Symbols of their lives were brought to the altar by school friends. A hurley and a ball, a golf club, a bicycle (Ruairí had just started cycling without stabilisers), photographs, a cookbook and a toy tractor.

Their maternal grandparents have a farm and they loved mucking around on it. Eoghan bought a share of a calf with his Communion money. Ruairí – aiming high – had resolved to spend his Communion money on a combine harvester. You could imagine these two lads in their element at the ploughing championships, kicking the wheels on the hay balers and listening to the hurling talk.


Full lives
So much was said about their short lives – lives lived to the full. The sort of thing that should be said about adults who have lived long and full lives, not children whose short lives are just full of everything.

There was an upbeat tempo to the Mass, for the children. The grown-ups were conscious of the boys and girls seated in the church and anxious to give some reassurance.

“They loved their Mam and Dad deeply. It is important to emphasise that,” Fr Foley said.

There were songs sung by the parish choir and the children. “This little light of mine – I’m gonna let it shine”, they sang, to the numbed adults trying to contain their sorrow.

Kathleen Chada walked, head down, behind her two beautiful sons’ white coffins, supported by family members. When the funeral cortege passed the media position, the stewards stepped forward and put up umbrellas, moving in around Eoghan and Ruairí’s mother.

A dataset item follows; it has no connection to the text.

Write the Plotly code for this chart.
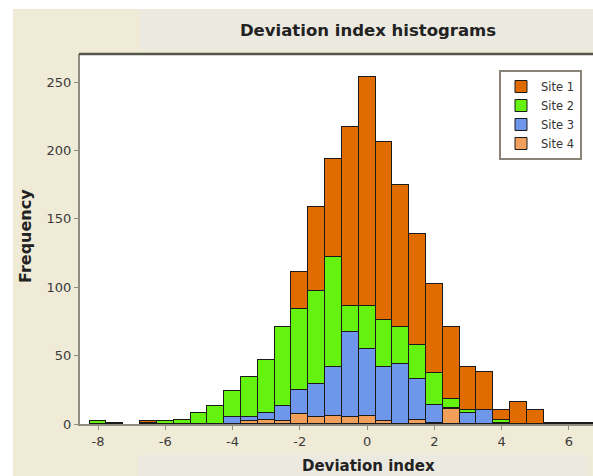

The funeral bell tolled once more after the service and the GAA and soccer players from three local clubs moved to form a guard of honour at the graveside. Before the coffins were carried outside, Fr Foley acknowledged the grief and concern of the community for the family and said he understood that everyone would want to express their condolences and support, “but maybe it’s not the time to do it today”.

The brothers were buried next to the school in the old graveyard under the Blackstairs Mountains. “May the angels lead them to paradise,” the priest prayed. At the very end, a bunch of brightly coloured balloons drifted skywards from the church and floated away from the landmarks of two small boys’ lives, disappearing forever into the clouds above Carlow.